另外,就是搬下山後,漢人歧視的問題。「原住民在山下所受的歧視,就像早期台灣留學生在國外受到的待遇一樣。」李鴻源說,原住民下山後多半只能從事勞力工作,工作並不穩定,且其所受到的社會壓力,常會迫使他們會去酗酒,又再加深外界的誤解。他認為,因此遷村一定要整體且慎重的思考,政府不是只要幫原住民蓋房子而已。
當然,也有遷村成功的案例。例如敏督利颱風所重創台中縣「松鶴部落」,在紅十字會介入下花了兩年,將原部落其中四十戶遷入新建的「雅比斯巷部落」(*7)。而更早賀伯颱風掏空的新竹縣「天湖部落」,在歷經十年找地、整地、蓋屋,以及上百場的協調會後,現也成為遷村的模範(*8)。
未來,還會不會有颱風和莫拉克一樣,帶來如此毀滅性的豪雨,專家多半是持悲觀的看法;隨著海溫上升,極端氣候只會愈來愈頻繁,愈來愈狂暴(*9)。對部份原住民部落而言,遷村或許無可避免將會是主要選項之一,但若不能保留其文化,遷村對原住民而言將等同於滅族,這也是主事者所必須要仔細思量的。

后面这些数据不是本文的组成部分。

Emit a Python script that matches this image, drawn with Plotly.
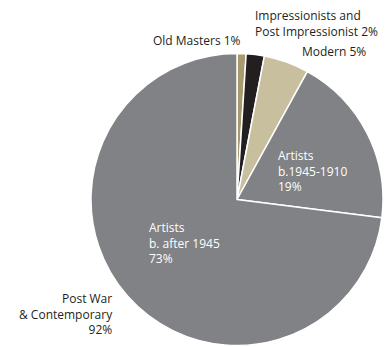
import plotly.graph_objects as go

labels = ["Old Masters", "Impressionists and Post Impressionist", "Modern",
          "Artists b.1945-1910", "Artists b. after 1945"]
values = [1, 2, 5, 19, 73]
colors = ["#A79A6F", "#231F20", "#C8BF9F", "#808285", "#808285"]

W, H = 388, 347

fig = go.Figure(go.Pie(
    labels=labels, values=values, sort=False, direction="clockwise", rotation=0,
    marker=dict(colors=colors, line=dict(color="white", width=1.5)),
    textinfo="none", hoverinfo="label+percent", showlegend=False,
    domain=dict(x=[91 / W, 383 / W], y=[0, 1 - 52 / H]),
))

FONT = "Open Sans"
def ann(text, x, y, align="left", xanchor="left", color="#231F20"):
    fig.add_annotation(text=text, x=x / W, y=1 - y / H, xref="paper", yref="paper",
                       xanchor=xanchor, yanchor="middle", align=align, showarrow=False,
                       font=dict(family=FONT, size=12, color=color))

ann(f"Old Masters {values[0]}%", 243, 40, align="right", xanchor="right")
ann(f"Impressionists and<br>Post Impressionist {values[1]}%", 253, 24)
ann(f"Modern {values[2]}%", 300, 52)
ann(f"Artists<br>b.1945-1910<br>{values[3]}%", 276, 171, color="white")
ann(f"Artists<br>b. after 1945<br>{values[4]}%", 147, 243, color="white")
ann(f"Post War<br>& Contemporary<br>{values[3] + values[4]}%", 115, 314, align="right", xanchor="right")

fig.update_layout(width=W, height=H, margin=dict(l=0, r=0, t=0, b=0),
                  paper_bgcolor="white", plot_bgcolor="white")
fig.write_html("out.html", config={"displayModeBar": False},
               post_script="document.body.style.margin='0';document.body.style.overflow='hidden';")
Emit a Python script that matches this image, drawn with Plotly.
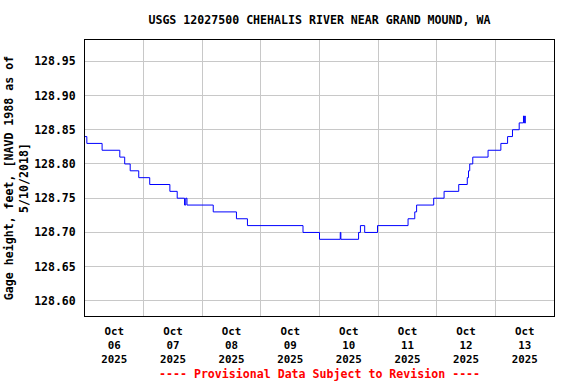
import plotly.graph_objects as go

# Step changes of gage height (time, value)
times = [
    "2025-10-06 00:00", "2025-10-06 00:45", "2025-10-06 07:00", "2025-10-06 14:15",
    "2025-10-06 16:15", "2025-10-06 18:30", "2025-10-06 22:00", "2025-10-07 02:30",
    "2025-10-07 10:45", "2025-10-07 13:45", "2025-10-07 16:45", "2025-10-07 17:15",
    "2025-10-07 17:45", "2025-10-08 04:30", "2025-10-08 14:00", "2025-10-08 18:30",
    "2025-10-09 17:15", "2025-10-10 00:00", "2025-10-10 08:30", "2025-10-10 08:45",
    "2025-10-10 16:00", "2025-10-10 16:45", "2025-10-10 18:30", "2025-10-10 23:45",
    "2025-10-11 12:15", "2025-10-11 15:00", "2025-10-11 15:45", "2025-10-11 22:45",
    "2025-10-12 03:00", "2025-10-12 09:00", "2025-10-12 12:30", "2025-10-12 13:00",
    "2025-10-12 13:30", "2025-10-12 14:45", "2025-10-12 21:00", "2025-10-13 02:15",
    "2025-10-13 05:00", "2025-10-13 07:00", "2025-10-13 09:45", "2025-10-13 11:30",
    "2025-10-13 11:45", "2025-10-13 12:00", "2025-10-13 12:15", "2025-10-13 12:30",
]
values = [
    128.84, 128.83, 128.82, 128.81,
    128.80, 128.79, 128.78, 128.77,
    128.76, 128.75, 128.74, 128.75,
    128.74, 128.73, 128.72, 128.71,
    128.70, 128.69, 128.70, 128.69,
    128.70, 128.71, 128.70, 128.71,
    128.72, 128.73, 128.74, 128.75,
    128.76, 128.77, 128.78, 128.79,
    128.80, 128.81, 128.82, 128.83,
    128.84, 128.85, 128.86, 128.87,
    128.86, 128.87, 128.86, 128.86,
]

tick_positions = [f"2025-10-{d:02d} 12:00" for d in range(6, 14)]
tick_labels = [f"Oct<br>{d:02d}<br>2025" for d in range(6, 14)]
y_ticks = [128.60, 128.65, 128.70, 128.75, 128.80, 128.85, 128.90, 128.95]

font_family = "DejaVu Sans Mono"

fig = go.Figure()
fig.add_trace(go.Scatter(
    x=times, y=values, mode="lines", line_shape="hv",
    line=dict(color="#0000FF", width=1), showlegend=False,
    hoverinfo="skip",
))

fig.update_layout(
    width=576, height=384,
    margin=dict(l=85, r=22, t=40, b=68, autoexpand=False),
    paper_bgcolor="white", plot_bgcolor="white",
    font=dict(family=font_family, size=12, color="black", weight="bold"),
    title=dict(
        text="USGS 12027500 CHEHALIS RIVER NEAR GRAND MOUND, WA",
        x=0.5546, xanchor="center", y=0.948, yanchor="middle",
        font=dict(family=font_family, size=11.6, color="black", weight="bold"),
    ),
    xaxis=dict(
        range=["2025-10-06 00:00", "2025-10-14 00:00"],
        tickmode="array", tickvals=tick_positions, ticktext=tick_labels,
        showgrid=False, ticks="", tickfont=dict(size=10.8),
        ticklabelstandoff=5, automargin=False,
        showline=True, linecolor="black", linewidth=1, mirror=True,
        minor=dict(tick0="2025-10-06", dtick=86400000, showgrid=True,
                   gridcolor="#c8c8c8", gridwidth=1, ticks=""),
        zeroline=False,
    ),
    yaxis=dict(
        range=[128.578, 128.981],
        tickmode="array", tickvals=y_ticks,
        ticktext=[f"{v:.2f}" for v in y_ticks],
        showgrid=True, gridcolor="#c8c8c8", gridwidth=1,
        ticks="", ticklen=0, tickfont=dict(size=11.5),
        ticklabelstandoff=6, automargin=False,
        showline=True, linecolor="black", linewidth=1, mirror=True,
        zeroline=False,
        title=dict(text="Gage height, feet, [NAVD 1988 as of<br>5/10/2018]",
                   font=dict(size=11.6), standoff=3),
    ),
)

fig.add_annotation(
    text="---- Provisional Data Subject to Revision ----",
    xref="paper", yref="paper", x=0.5, y=-0.211, yanchor="middle",
    showarrow=False, font=dict(family=font_family, size=11.6, color="#FF0000", weight="bold"),
)

fig.write_html(
    "out.html",
    config={"displayModeBar": False},
    post_script="document.body.style.margin='0';document.body.style.overflow='hidden';",
)
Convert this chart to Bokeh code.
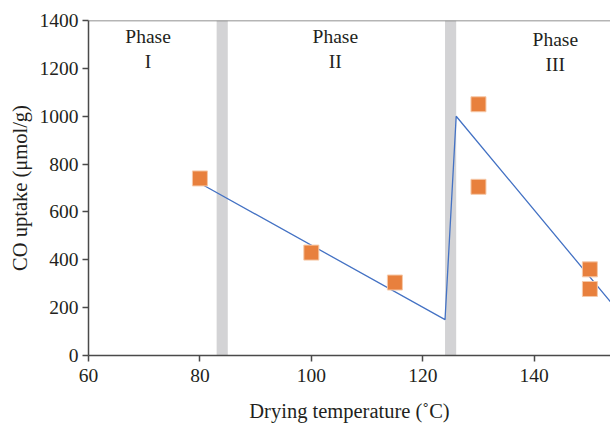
from bokeh.plotting import figure
from bokeh.models import Range1d, Span, FixedTicker
from bokeh.core.properties import value
from bokeh.embed import file_html
from bokeh.resources import INLINE

# data
pts_x = [80, 100, 115, 130, 130, 150, 150]
pts_y = [740, 430, 305, 1050, 705, 360, 278]
line_x = [80, 124, 126, 160]
line_y = [720, 150, 1000, 48]
band_left = [83, 124]
band_right = [85, 126]
phase_x = [70.7, 104.3, 143.8]
phase_word_y = [1332, 1335, 1320]
phase_num_y = [1230, 1230, 1215]
phase_nums = ["I", "II", "III"]
x_ticks = [60, 80, 100, 120, 140]
y_ticks = [0, 200, 400, 600, 800, 1000, 1200, 1400]

FONT = "Liberation Serif"
TXT = "#231f20"

p = figure(width=610, height=427, output_backend="svg", toolbar_location=None,
           x_range=Range1d(60, 153.7), y_range=Range1d(0, 1400),
           min_border_left=88, min_border_right=0, min_border_top=20, min_border_bottom=72)
p.outline_line_color = None
p.grid.grid_line_color = None
p.background_fill_color = "white"
p.border_fill_color = "white"

p.quad(left=band_left, right=band_right, bottom=0, top=1400,
       fill_color="#d3d3d5", line_color=None)
p.line(line_x, line_y, line_color="#4472C4", line_width=1.3)
p.scatter(pts_x, pts_y, marker="square", size=15, fill_color="#E8803D",
          line_color="#f6c9a8", line_width=1)

p.text(x=phase_x, y=phase_word_y, text=["Phase"] * 3, text_align="center",
       text_baseline="middle", text_font=value(FONT), text_font_size="19.5px", text_color=TXT)
p.text(x=phase_x, y=phase_num_y, text=phase_nums, text_align="center",
       text_baseline="middle", text_font=value(FONT), text_font_size="19.5px", text_color=TXT)

p.add_layout(Span(location=1400, dimension="width", line_color="#6d6d6d", line_width=1.5))

for ax in (p.xaxis[0], p.yaxis[0]):
    ax.axis_line_color = "#4a4a4a"
    ax.axis_line_width = 1.5
    ax.major_tick_line_color = "#4a4a4a"
    ax.major_tick_line_width = 1.5
    ax.major_tick_out = 6
    ax.major_tick_in = 0
    ax.minor_tick_line_color = None
    ax.major_label_text_font = FONT
    ax.major_label_text_font_size = "19.5px"
    ax.major_label_text_color = TXT
    ax.axis_label_text_font = FONT
    ax.axis_label_text_font_size = "20.5px"
    ax.axis_label_text_font_style = "normal"
    ax.axis_label_text_color = TXT

p.xaxis.ticker = FixedTicker(ticks=x_ticks)
p.yaxis.ticker = FixedTicker(ticks=y_ticks)
p.xaxis.axis_label = "Drying temperature (˚C)"
p.yaxis.axis_label = "CO uptake (μmol/g)"
p.xaxis.major_label_standoff = 7
p.xaxis.axis_label_standoff = 15
p.yaxis.major_label_standoff = 4
p.yaxis.axis_label_standoff = 6

open("out.html", "w").write(file_html(p, INLINE))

在台灣社會相對弱勢的原住民,面對極端氣候的挑戰,能不能逃脫成為氣候難民的命運,有賴生活在這塊土地上所有人共同反省。且今天是住在山區的原住民,生存權因極端氣候而率先遭到剝奪,但明天暖化造成的其他災難,不論是糧荒、水荒、公衛危機等,都會讓不同的弱勢族群成為氣候難民。斧底抽薪之計,仍然是必須儘早邁向低碳經濟,控制大氣中的溫室氣體增長,讓地球的氣候條件仍然適合人居。否則的話,明天過後,每個人都將成為氣候難民。